As the U.S. Chamber of Commerce holds an event — including UPS CEO Carol Tomé as a keynote speaker — on the state of American businesses and on the eve of the Labor Department’s monthly report on the consumer price index, Republicans in Congress continue to conveniently let their big corporate donors off the hook for the outsized role they play on inflation. Much like how Congressional Republicans are exploiting the struggles of working families and small businesses navigating a once-in-a-lifetime pandemic, it’s clear many corporations are taking advantage of this moment for their own selfish gain.

 More and more companies are using the pandemic to increase their wealth and line their shareholders’ pockets as they boast to their investors of record profits and healthy balance sheets. These corporations have a choice: they can reward themselves with lucrative stock buybacks and bigger CEO bonuses — or they can pass their success onto their customers with lower prices. As Accountable.US continues to document, too many companies are choosing to profiteer rather than do right by consumers and the economy.


  • Albertsons Companies — owner of Safeway — enjoyed “better-than-expected results,” with its quarterly net income increasing 243% over the prior-year period — yet the company still chose to hike prices onto consumers.
  • In the same breath that Constellation Brands — owner of notable alcohol brands such as Corona, Modelo, and SVEDKA Vodka — announced that their strong performance this quarter allowed them to increase its earnings per share guidance, it also shared that it was raising prices.
  • Darden Restaurants — owner of Olive Garden and LongHorn Steakhouse — is hungry for higher profits at the expense of consumers. In its second quarter, Darden Restaurants’ net earnings increased by nearly $100 million over the previous year with the help of increased prices on Americans.
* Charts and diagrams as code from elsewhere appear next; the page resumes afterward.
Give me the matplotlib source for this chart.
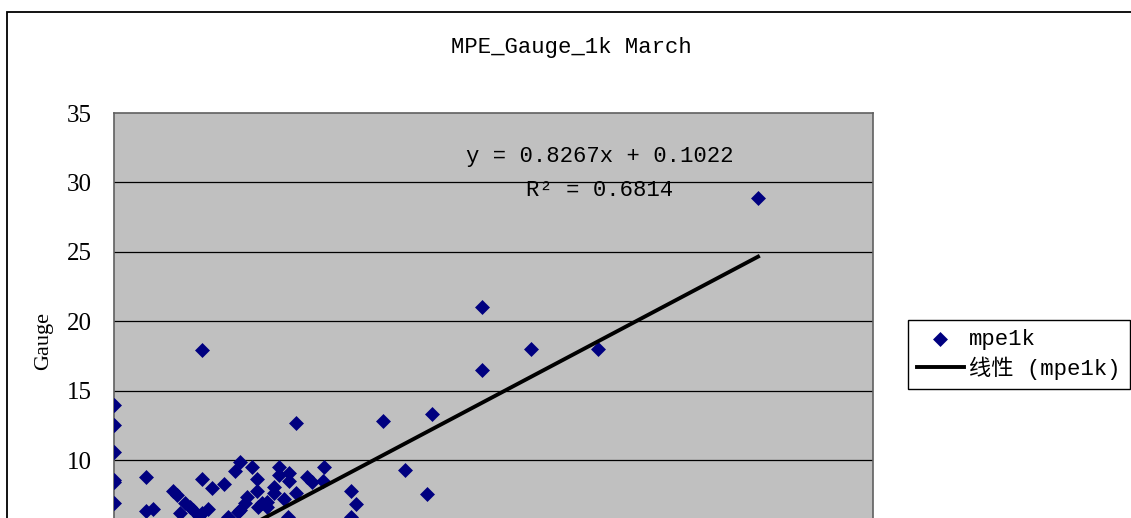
import matplotlib.pyplot as plt
from matplotlib.patches import Rectangle

# mpe1k readings (x) vs gauge (y)
mpe_x = [0, 0, 0, 0, 0, 0,
         4.07, 8.39, 16.97, 16.97, 19.23, 22.3, 29.7, 12.4, 14.67, 13.42, 14.44,
         10.93, 11.16, 10.93,
         1.48, 2.7, 2.9, 4.07, 4.53, 5.09, 5.58, 5.81, 6.38, 6.61, 7.61, 7.62,
         8.09, 8.07, 8.89, 9.12, 9.67, 9.65, 6.61, 7.38, 7.38, 8.39, 7.86, 6.12,
         6.04, 6.81, 7.04, 6.66, 7.04, 5.81, 5.73, 1.48, 1.81, 3.27, 3.04, 3.66,
         4.04, 4.32, 5.27, 8.04, 3.5, 3.9]
gauge_y = [14.0, 12.5, 10.6, 8.6, 8.4, 6.9,
           17.9, 12.7, 21.0, 16.5, 18.0, 18.0, 28.9, 12.8, 13.3, 9.28, 7.55,
           7.77, 6.81, 5.92,
           8.76, 7.8, 7.5, 8.63, 8.0, 8.29, 9.23, 9.88, 9.52, 8.63, 9.52, 8.92,
           9.09, 8.51, 8.8, 8.44, 9.52, 8.51, 7.79, 8.08, 7.65, 7.6, 7.17, 7.31,
           6.88, 6.88, 7.0, 6.64, 6.64, 6.4, 6.28, 6.33, 6.45, 6.88, 6.17, 6.4,
           6.17, 6.45, 5.92, 5.92, 6.6, 6.0]

# linear trend as reported on the chart
slope = 0.8267
intercept = 0.1022

yticks = [0, 5, 10, 15, 20, 25, 30, 35]

W, H = 1131, 518
fig = plt.figure(figsize=(W / 100, H / 100), dpi=100)

# plot area runs past the bottom edge of the (cropped) picture
ax = fig.add_axes([114 / W, 1 - 599 / H, 759 / W, 486 / H])
ax.set_facecolor('#C0C0C0')
ax.set_xlim(0, 35)
ax.set_ylim(0, 35)
ax.set_yticks(yticks)
ax.set_xticks([])
for y in yticks[1:-1]:
    ax.axhline(y, color='black', linewidth=0.9, zorder=1)
for s in ax.spines.values():
    s.set_color('#606060')
    s.set_linewidth(1.2)
ax.tick_params(axis='y', length=0, pad=16, labelsize=18)
for val, lab in zip(yticks, ax.get_yticklabels()):
    lab.set_fontfamily('Liberation Serif')
    # labels below the cropped edge are not shown in the picture
    if val < 10:
        lab.set_visible(False)

ax.scatter(mpe_x, gauge_y, marker='D', s=58, color='#000080', linewidths=0,
           zorder=3, label='mpe1k')

xs = [min(mpe_x), max(mpe_x)]
ax.plot(xs, [slope * x + intercept for x in xs], color='black', linewidth=2.8,
        zorder=4, label='线性 (mpe1k)')

mono = ['Liberation Mono', 'Noto Sans CJK SC']
fig.text(571 / W, 1 - 47 / H, 'MPE_Gauge_1k March', ha='center', va='center',
         fontsize=16, family=mono)
fig.text(600 / W, 1 - 156 / H, f'y = {slope}x + {intercept}', ha='center',
         va='center', fontsize=16, family=mono)
fig.text(600 / W, 1 - 191 / H, 'R² = 0.6814', ha='center', va='center',
         fontsize=16, family=mono)
fig.text(44 / W, 1 - 341 / H, 'Gauge', rotation=90, ha='center', va='center',
         fontsize=16, family='Liberation Serif')

leg = ax.legend(loc='upper left', bbox_to_anchor=(908 / W, 1 - 320 / H),
                bbox_transform=fig.transFigure, frameon=True, fancybox=False,
                edgecolor='black', framealpha=1, borderaxespad=0, borderpad=0.4,
                handlelength=2.1, handletextpad=0.25, labelspacing=0.3,
                prop={'family': mono, 'size': 16})
leg.get_frame().set_linewidth(1.0)

# outer chart border (cropped at right and bottom)
fig.patches.append(Rectangle((7 / W, -0.5), 2, 1 - 12 / H + 0.5, fill=False,
                             edgecolor='black', linewidth=1.3,
                             transform=fig.transFigure))

fig.savefig('out.png', dpi=100)
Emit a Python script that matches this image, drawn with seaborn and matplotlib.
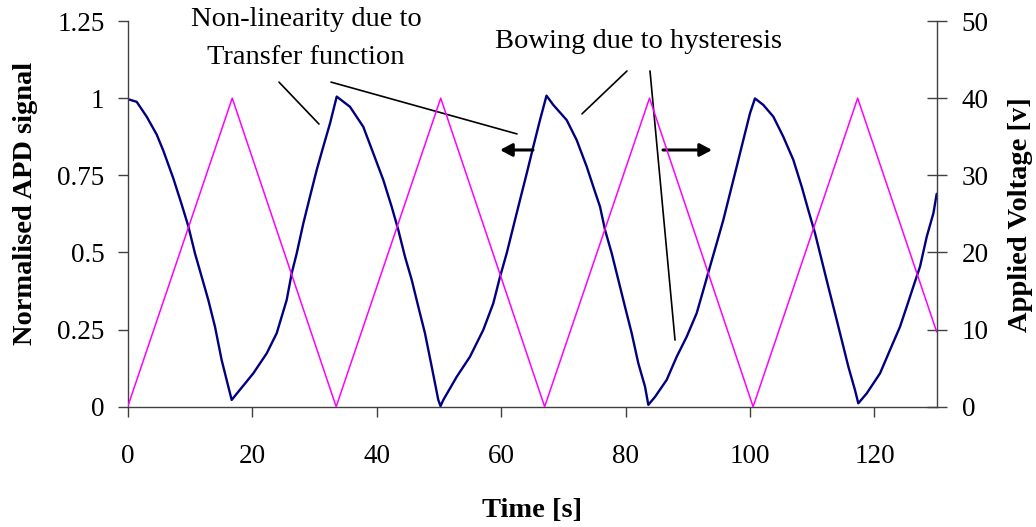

Meanwhile, Darden spent over $400 million on stock buybacks and shareholder dividends for the quarter.


  • Albertsons Companies (January 11): For its 2021 fiscal year, Albertsons Company poured over $1.2 billion into capital expenditures and in its third quarter, paid out $56 million in dividends and has paid out $149 million to date.
  • Walgreens Boots Alliance (January 6): For the quarter, Walgreens Boots Alliance spent $413 million on dividend payments and $154 million buying back company stock — a 40% increase on buybacks from the prior-year period.
  • Darden Restaurants (December 17): Darden Restaurants spent over $400 million on stock buybacks and shareholder dividends, with the company still having over $760 million in its buyback program.



  • Constellation Brands Chief Financial Officer Garth Hankinson: “As you know, we have a consumer set that skews a bit more Hispanic than some of our competitors, and in times of economic downturn, if you will, or weakness, they tend to get hit a little bit harder and they recover a little bit slower, so we want to make sure we’re not leaving any pricing on the table. We want to take as much as we can but we also don’t want to take so much pricing that we impair the performance of our brands or impair the growth of our brands.”
  • As UPS CEO Carol Tomé cozies up today with the U.S. Chamber to discuss “opportunities accelerated by the pandemic,” we’re flashing back to October when Tome bragged about record operating profits and price increases: “When you add it up in the fourth quarter, we expect to generate record consolidated operating profit and expand operating margin year-over-year. While we are laser-focused on peak, our business doesn’t end on December 31st. Later this week, we will release our U.S. general rate increase. The 2022 increase will be 5.9%, reflecting the value of the services we offer and cost inflation pressures.”